**Task brief**
Identify each line below that contains the word "matplotlib", and copy it out.

**Data for the task**

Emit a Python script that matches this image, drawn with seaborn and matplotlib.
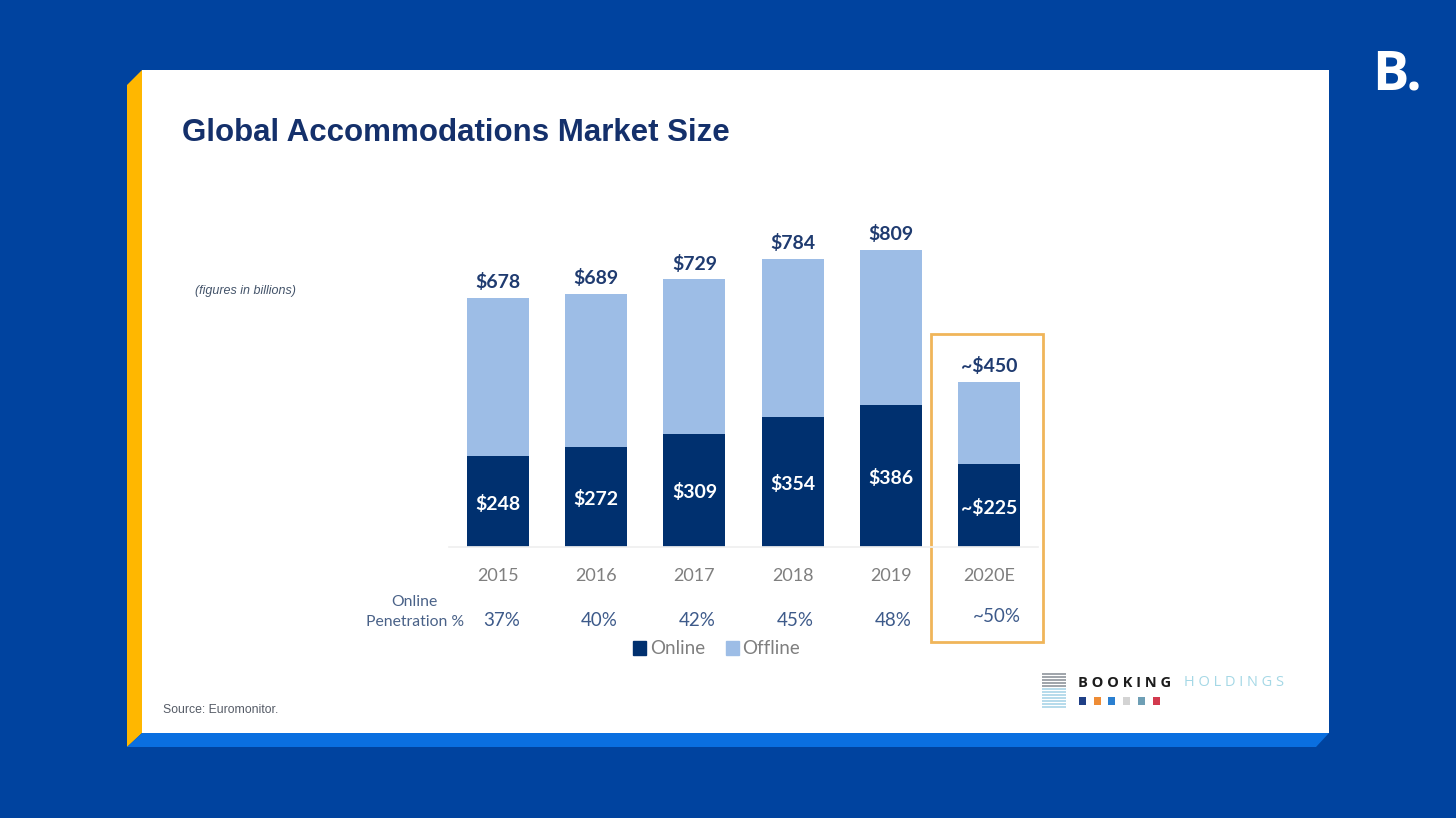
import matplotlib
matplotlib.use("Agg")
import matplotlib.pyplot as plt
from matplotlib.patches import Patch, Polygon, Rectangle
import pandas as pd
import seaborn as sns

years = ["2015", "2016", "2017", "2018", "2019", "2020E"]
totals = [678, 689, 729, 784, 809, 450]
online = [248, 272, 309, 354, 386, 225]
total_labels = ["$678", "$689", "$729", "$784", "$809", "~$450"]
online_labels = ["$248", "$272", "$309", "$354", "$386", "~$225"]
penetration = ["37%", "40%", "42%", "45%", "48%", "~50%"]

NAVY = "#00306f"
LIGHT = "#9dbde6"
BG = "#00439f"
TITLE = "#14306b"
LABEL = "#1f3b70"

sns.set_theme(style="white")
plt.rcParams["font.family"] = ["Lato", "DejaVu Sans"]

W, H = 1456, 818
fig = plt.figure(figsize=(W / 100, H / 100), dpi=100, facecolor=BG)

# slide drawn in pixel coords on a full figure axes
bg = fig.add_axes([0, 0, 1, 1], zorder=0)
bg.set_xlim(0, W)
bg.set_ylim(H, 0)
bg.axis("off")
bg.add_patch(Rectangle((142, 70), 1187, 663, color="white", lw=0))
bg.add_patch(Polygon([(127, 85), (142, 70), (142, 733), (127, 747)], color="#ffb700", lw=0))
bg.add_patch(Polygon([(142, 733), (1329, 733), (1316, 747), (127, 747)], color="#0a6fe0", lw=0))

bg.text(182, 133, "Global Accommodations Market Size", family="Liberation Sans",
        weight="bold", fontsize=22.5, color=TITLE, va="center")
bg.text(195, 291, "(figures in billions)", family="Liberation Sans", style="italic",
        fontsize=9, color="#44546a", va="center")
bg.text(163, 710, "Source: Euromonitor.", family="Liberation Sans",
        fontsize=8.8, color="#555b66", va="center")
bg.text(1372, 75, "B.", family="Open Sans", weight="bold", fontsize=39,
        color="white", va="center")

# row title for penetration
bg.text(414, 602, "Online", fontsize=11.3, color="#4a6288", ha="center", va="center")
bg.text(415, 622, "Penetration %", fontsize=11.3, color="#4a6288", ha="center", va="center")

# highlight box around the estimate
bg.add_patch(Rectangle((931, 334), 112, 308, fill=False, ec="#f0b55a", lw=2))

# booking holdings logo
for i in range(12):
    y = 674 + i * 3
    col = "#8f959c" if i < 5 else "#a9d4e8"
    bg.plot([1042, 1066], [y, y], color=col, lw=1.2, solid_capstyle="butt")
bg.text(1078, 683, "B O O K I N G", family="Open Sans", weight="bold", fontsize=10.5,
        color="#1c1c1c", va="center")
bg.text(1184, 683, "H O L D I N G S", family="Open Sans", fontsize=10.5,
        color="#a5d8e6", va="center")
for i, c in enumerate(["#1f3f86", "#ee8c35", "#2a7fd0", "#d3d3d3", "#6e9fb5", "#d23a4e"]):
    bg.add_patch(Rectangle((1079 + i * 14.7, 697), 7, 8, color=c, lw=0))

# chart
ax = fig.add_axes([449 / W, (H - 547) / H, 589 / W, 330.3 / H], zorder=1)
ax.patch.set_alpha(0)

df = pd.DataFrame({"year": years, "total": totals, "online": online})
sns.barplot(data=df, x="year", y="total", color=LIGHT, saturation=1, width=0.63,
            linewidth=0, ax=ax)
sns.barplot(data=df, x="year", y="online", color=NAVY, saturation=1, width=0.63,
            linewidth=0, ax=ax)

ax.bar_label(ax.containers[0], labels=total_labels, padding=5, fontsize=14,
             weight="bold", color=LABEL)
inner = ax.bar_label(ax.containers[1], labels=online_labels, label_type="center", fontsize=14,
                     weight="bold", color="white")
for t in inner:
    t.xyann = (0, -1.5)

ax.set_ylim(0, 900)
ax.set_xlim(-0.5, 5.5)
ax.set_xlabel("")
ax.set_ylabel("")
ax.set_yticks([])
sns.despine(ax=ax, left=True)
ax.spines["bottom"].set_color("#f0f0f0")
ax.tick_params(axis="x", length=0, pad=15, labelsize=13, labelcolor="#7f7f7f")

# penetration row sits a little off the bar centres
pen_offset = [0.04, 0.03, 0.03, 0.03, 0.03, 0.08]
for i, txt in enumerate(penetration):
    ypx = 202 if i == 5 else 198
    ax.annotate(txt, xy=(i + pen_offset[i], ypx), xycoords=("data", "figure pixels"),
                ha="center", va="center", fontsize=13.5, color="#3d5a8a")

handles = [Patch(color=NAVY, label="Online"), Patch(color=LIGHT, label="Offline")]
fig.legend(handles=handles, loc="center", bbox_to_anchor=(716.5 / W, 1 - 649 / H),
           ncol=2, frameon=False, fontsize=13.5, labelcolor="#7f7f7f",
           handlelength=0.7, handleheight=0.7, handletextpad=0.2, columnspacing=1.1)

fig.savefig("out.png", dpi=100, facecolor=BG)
==
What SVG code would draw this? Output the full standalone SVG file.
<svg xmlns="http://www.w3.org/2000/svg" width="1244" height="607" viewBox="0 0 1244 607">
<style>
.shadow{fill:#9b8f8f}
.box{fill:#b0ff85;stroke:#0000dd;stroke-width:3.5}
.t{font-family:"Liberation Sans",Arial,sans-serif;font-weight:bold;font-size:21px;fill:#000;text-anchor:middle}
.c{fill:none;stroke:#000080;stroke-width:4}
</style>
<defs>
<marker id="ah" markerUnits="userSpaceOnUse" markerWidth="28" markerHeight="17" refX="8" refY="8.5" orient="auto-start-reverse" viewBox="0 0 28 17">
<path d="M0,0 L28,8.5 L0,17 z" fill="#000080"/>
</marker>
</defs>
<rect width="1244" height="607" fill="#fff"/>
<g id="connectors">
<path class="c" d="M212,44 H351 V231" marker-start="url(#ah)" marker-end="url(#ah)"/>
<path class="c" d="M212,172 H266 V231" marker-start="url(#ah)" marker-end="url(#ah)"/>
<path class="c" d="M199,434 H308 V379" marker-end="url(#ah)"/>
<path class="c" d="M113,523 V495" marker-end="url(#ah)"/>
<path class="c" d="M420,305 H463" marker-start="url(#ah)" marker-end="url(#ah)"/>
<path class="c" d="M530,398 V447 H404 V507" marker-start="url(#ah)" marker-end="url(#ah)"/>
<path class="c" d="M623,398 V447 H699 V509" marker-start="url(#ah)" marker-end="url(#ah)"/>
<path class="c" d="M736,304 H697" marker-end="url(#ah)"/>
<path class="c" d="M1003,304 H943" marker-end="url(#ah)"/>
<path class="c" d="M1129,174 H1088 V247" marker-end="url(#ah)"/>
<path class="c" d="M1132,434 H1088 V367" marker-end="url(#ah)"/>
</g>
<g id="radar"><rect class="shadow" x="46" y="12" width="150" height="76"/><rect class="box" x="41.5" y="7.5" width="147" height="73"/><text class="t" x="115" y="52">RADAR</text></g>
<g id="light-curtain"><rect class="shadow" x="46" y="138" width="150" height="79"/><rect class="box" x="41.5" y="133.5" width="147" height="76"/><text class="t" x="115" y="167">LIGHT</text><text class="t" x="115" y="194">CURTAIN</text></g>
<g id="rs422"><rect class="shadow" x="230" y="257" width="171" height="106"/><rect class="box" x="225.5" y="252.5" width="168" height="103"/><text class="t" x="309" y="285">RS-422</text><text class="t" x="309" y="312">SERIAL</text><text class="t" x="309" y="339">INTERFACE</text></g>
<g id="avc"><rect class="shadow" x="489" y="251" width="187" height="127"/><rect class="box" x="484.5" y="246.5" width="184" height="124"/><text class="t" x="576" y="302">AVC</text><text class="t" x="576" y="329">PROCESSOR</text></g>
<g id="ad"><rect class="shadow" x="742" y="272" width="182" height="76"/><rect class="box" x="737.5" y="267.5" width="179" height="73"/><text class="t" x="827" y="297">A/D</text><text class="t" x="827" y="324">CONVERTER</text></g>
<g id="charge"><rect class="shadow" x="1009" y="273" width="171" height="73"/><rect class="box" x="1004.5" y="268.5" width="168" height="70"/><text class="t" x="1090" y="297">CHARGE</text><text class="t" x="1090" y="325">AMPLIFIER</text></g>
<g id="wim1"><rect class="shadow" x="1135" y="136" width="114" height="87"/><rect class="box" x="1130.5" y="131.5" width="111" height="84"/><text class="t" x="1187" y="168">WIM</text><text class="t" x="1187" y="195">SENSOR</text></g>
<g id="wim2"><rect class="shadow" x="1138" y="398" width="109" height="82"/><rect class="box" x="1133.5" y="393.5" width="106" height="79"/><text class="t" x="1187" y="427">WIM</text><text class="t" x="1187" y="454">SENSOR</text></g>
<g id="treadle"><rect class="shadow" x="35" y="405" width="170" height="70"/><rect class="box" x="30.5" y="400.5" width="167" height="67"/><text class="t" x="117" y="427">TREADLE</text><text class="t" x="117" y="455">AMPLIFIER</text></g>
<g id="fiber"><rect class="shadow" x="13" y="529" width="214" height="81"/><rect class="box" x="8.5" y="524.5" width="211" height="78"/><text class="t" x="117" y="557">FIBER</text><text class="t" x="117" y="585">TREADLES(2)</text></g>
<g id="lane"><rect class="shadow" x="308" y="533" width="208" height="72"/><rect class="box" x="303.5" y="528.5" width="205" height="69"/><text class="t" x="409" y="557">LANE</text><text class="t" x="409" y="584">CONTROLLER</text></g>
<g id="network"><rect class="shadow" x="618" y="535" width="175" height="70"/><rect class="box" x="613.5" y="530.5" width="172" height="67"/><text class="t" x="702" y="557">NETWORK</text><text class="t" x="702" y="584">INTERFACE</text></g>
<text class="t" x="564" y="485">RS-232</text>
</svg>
--
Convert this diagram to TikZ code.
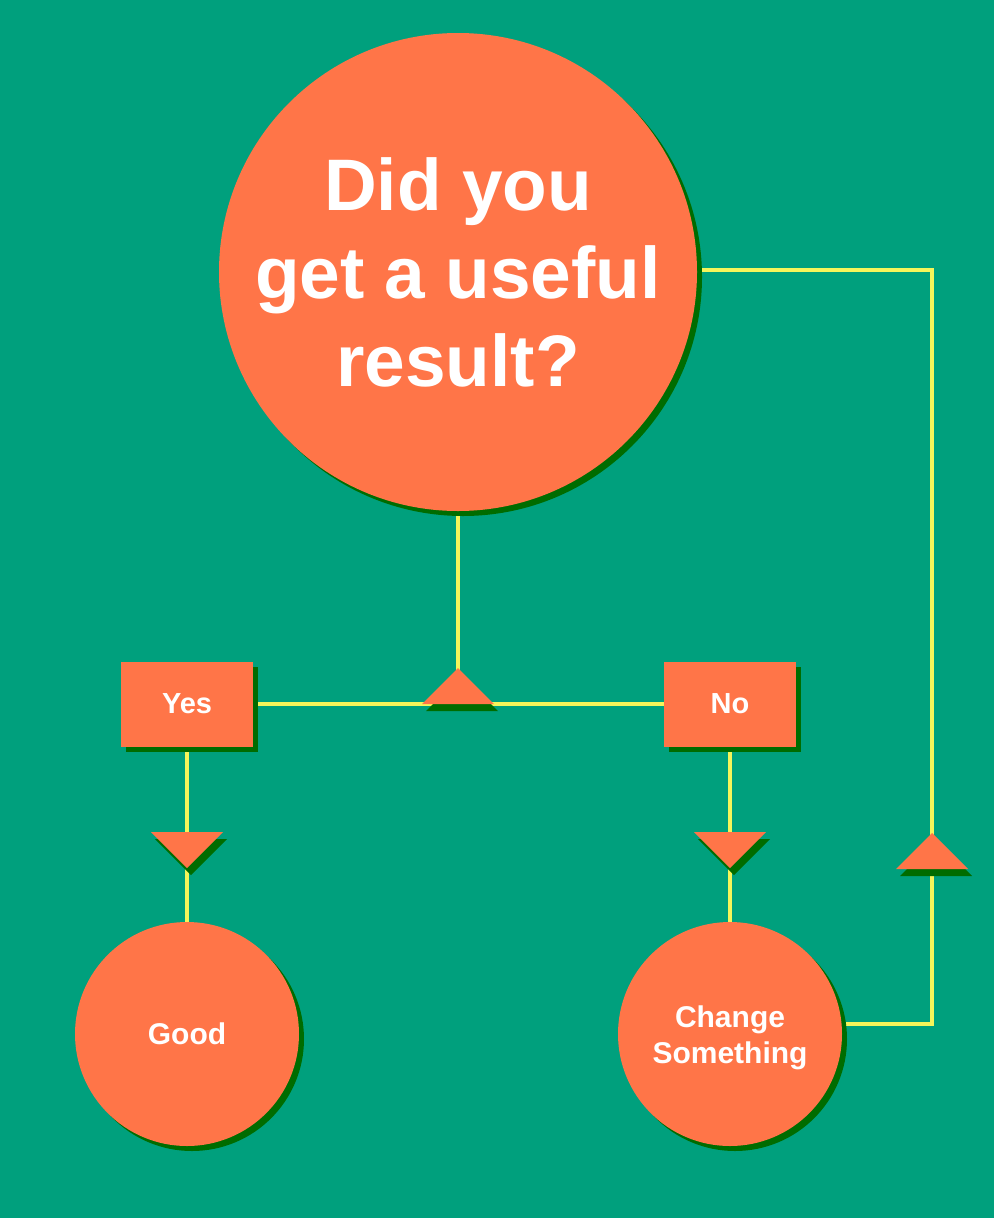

**Finished task**
Emit a Python script that matches this image, drawn with seaborn and matplotlib.
import matplotlib
matplotlib.use("Agg")
import matplotlib.pyplot as plt
from matplotlib.patches import Patch, Polygon, Rectangle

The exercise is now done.